Geologic exploration for petroleum resources has created a network of linear clearings known as seismic lines in the boreal forest. These anthropogenic disturbances alter the local hydro-climatological conditions within the ecosystems that they cross. However, the effect of seismic lines on wintertime conditions, especially snow accumulation patterns and melt dynamics, remains poorly understood. This study used time lapse photography to investigate whether snowpack conditions were affected by seismic lines by investigating average and maximum snow depth, when the snowpack reaches its maximum depth, when it disappears, and the length of the ablation period. We deployed 50 pairs of cameras (i.e., one on the seismic line, and another in the adjacent area; herein referred to as online and offline, respectively) across two study sites in northern Alberta on seismic lines with different orientations (i.e. E-W, N-S), widths (i.e. <=5 m, >5 m), and ecosite type (i.e. lowland, upland). From the analysis of snow depths between 2017 and 2021, statistically significant differences were observed for maximum snow depth, with the online values being 10% greater than offline. The average snow depth across all images with snow from all locations on the seismic line was 12% higher than offline, but the difference in average snow depth was not statistically significant. The maximum depth of snow on the line was reached five days later than offline and snow-free conditions occurred one day after offline, despite the greater maximum snow depth on the seismic line. The ablation duration (i.e., time from maximum snow depth to snow-free conditions) online was five days shorter than that offline, indicating faster snow loss on the seismic lines.

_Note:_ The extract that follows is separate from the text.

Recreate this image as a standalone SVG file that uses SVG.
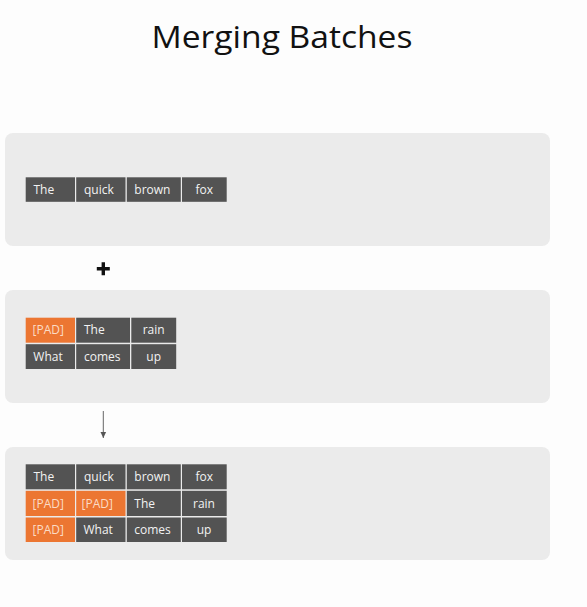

Our results highlight that seismic line disturbances affect the spatial and temporal patterns of snow accumulation and melt in boreal forests, which will have run-on implications for soil thermal and hydrologic regimes, especially in the spring freshet. These results emphasize the need for research that addresses the larger-scale (i.e., catchment-scale) implications of greater snow accumulation on seismic lines that are prolific in northern Alberta.